Observability in serverless is hard and so we do our best to set metrics that help us understand as much as possible about the runtime behavior we inject. We also want to find ways to inject similarly useful types of failure by decorating a request with failure. Here are some ideas:
- We can test our functions by injecting failure with attributes like CustomerID or device types.
- We can inject latency in responses from specific functions or microservices or even trigger response failures. What does a microservice do when the components around it fail? How does a function respond if the identity service disappears?
- We can design controlled experiments surrounding latency timeout tuning, error handling, failbacks and failover, as well as injecting errors into our functions.
This type of thinking opens up new avenues for how precisely we can think about our failure experiments. If we can target a single type of request, we can target only certain device types, only certain users, or only one specific user. This provides us a lot of power and control over our blast radius when designing experiments.
Another idea is that we can use a Lambda instance to post attack events to a messaging service like Slack:
- Our EC2 server generates an SNS message per event, which would get sent to a Lambda.
- The Lambda does a database lookup to find where to send the message payload and then makes an HTTP call to the message service API.
Doing this means that our API server has zero dependencies on the messaging API and is completely unaffected when that messaging service has issues. You could set up tests that show what happens when the messaging service:
- Fails for a single company
- Gets slow for a single company
- Fails completely
As we consider how we are going to conduct Chaos Engineering experiments in our serverless architecture, remember that the principles are all about creating reliability. We want our functions to continue to process data streams even when the timestamps differ across the various deployed parts of our total infrastructure. We want customers and users to be able to access the application and use it successfully no matter what is happening behind the scenes.
The goal of Gremlin’s Application Level Fault Injection (ALFI) is to provide an easier way for site reliability engineers and chaos engineers to do failure testing at the application level by inserting breakpoints into the code itself. This offers a more nuanced control over failures and, with serverless architecture, provides a way to test our architecture and our functions without any requirement that we have access to the underlying infrastructure. ALFI also works across multiple function-based providers including not only AWS Lambda, but also Google Cloud Functions and Microsoft Azure Functions.
We can use Gremlin to perform our serverless chaos engineering experiments. We can use some combination of open source tools like Chaos Lambda, which is basically Chaos Monkey for Lambda. If you do, pay attention to how active development is on the project you choose and make sure they are responsive to reported security concerns and bug reports (and consider submitting changes, change requests, bug fixes, and features to the project yourself as you think of useful contributions). We can design our own Chaos Engineering scheme and method for our serverless deployment, perhaps in conjunction with experienced engineers we meet at local user groups. In any case, we must be proactive if we want to be as certain as possible that our application is resilient to the inherent failures that will and do occur in any complex system.
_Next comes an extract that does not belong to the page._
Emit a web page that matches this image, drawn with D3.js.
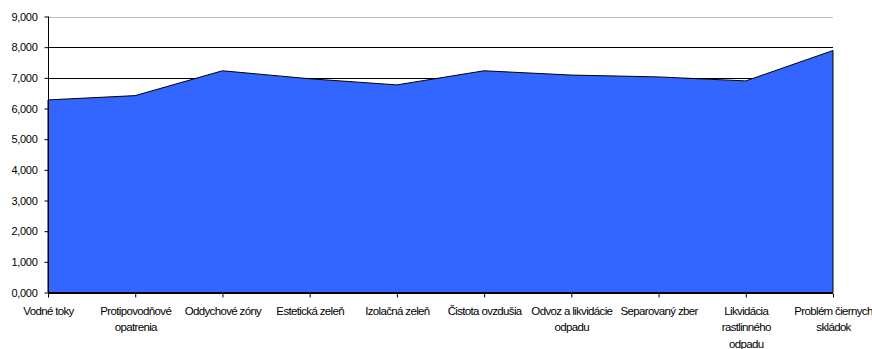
<!DOCTYPE html>
<html><head><meta charset="utf-8">
<script src="https://cdn.jsdelivr.net/npm/d3@7"></script>
<style>body{margin:0;background:#fff}svg{display:block}text{font-family:"Liberation Sans",Arial,sans-serif;fill:#000}</style>
</head><body><svg id="c" width="872" height="349"></svg>
<script>
const categories = ["Vodné toky","Protipovodňové\nopatrenia","Oddychové zóny","Estetická zeleň","Izolačná zeleň","Čistota ovzdušia","Odvoz a likvidácie\nodpadu","Separovaný zber","Likvidácia\nrastlinného\nodpadu","Problém čiernych\nskládok"];
const values = [6280, 6420, 7230, 6970, 6770, 7230, 7090, 7030, 6900, 7890];
const yTicks = [0,1000,2000,3000,4000,5000,6000,7000,8000,9000];

const svg = d3.select("#c");
const m = {l:48, r:833, t:16.5, b:292.5};
const x = d3.scalePoint().domain(categories).range([m.l, m.r]);
const y = d3.scaleLinear().domain([0,9000]).range([m.b, m.t]);
const lbl = d => (d/1000).toFixed(0) + ",000";

// gridlines
svg.append("g").selectAll("line").data(yTicks.filter(d=>d>0)).join("line")
  .attr("x1", m.l).attr("x2", m.r).attr("y1", d=>Math.round(y(d))+0.5).attr("y2", d=>Math.round(y(d))+0.5)
  .attr("stroke", d => d===9000 ? "#c0c0c0" : "#000").attr("stroke-width", 1);

// area
const area = d3.area().x((d,i)=>x(categories[i])).y0(y(0)).y1(d=>y(d));
svg.append("path").datum(values).attr("d", area).attr("fill", "#3366ff").attr("stroke", "#000").attr("stroke-width", 1).attr("stroke-linejoin","miter");

// y axis
const ya = svg.append("g").attr("transform", `translate(${m.l+0.5},0)`)
  .call(d3.axisLeft(y).tickValues(yTicks).tickFormat(lbl).tickSize(4).tickPadding(7));
ya.select(".domain").attr("stroke", "#000").attr("d", `M0,${y(9000)}V${y(0)}`);
ya.selectAll(".tick line").attr("stroke", "#000");
ya.selectAll("text").style("font-size","11px").style("letter-spacing","-0.3px").attr("fill","#000");

// x axis
const xa = svg.append("g").attr("transform", `translate(0,${Math.round(m.b)+0.5})`)
  .call(d3.axisBottom(x).tickSize(4).tickFormat(""));
xa.select(".domain").attr("stroke", "#000").attr("d", `M${m.l},0H${m.r}`);
xa.selectAll(".tick line").attr("stroke", "#000");
xa.selectAll(".tick").each(function(d){
  const t = d3.select(this).append("text").attr("text-anchor","middle").attr("y", 21.5)
    .style("font-size","11.5px").style("letter-spacing","-0.65px");
  d.split("\n").forEach((s,i)=>t.append("tspan").attr("x",0).attr("dy", i===0?0:16.3).text(s));
});
</script></body></html>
Chaos Engineering is not a niche practice exclusively for FANG companies (Facebook, Amazon, Netflix, Google, and similarly large, cloud-based companies), but is something that everyone who is migrating to a more distributed architecture must engage with. Don’t try to shoehorn Chaos Engineering into your spare time. It must be something we plan and schedule, especially as our systems become more and more complex and environments evolve to add new ways to deploy our code.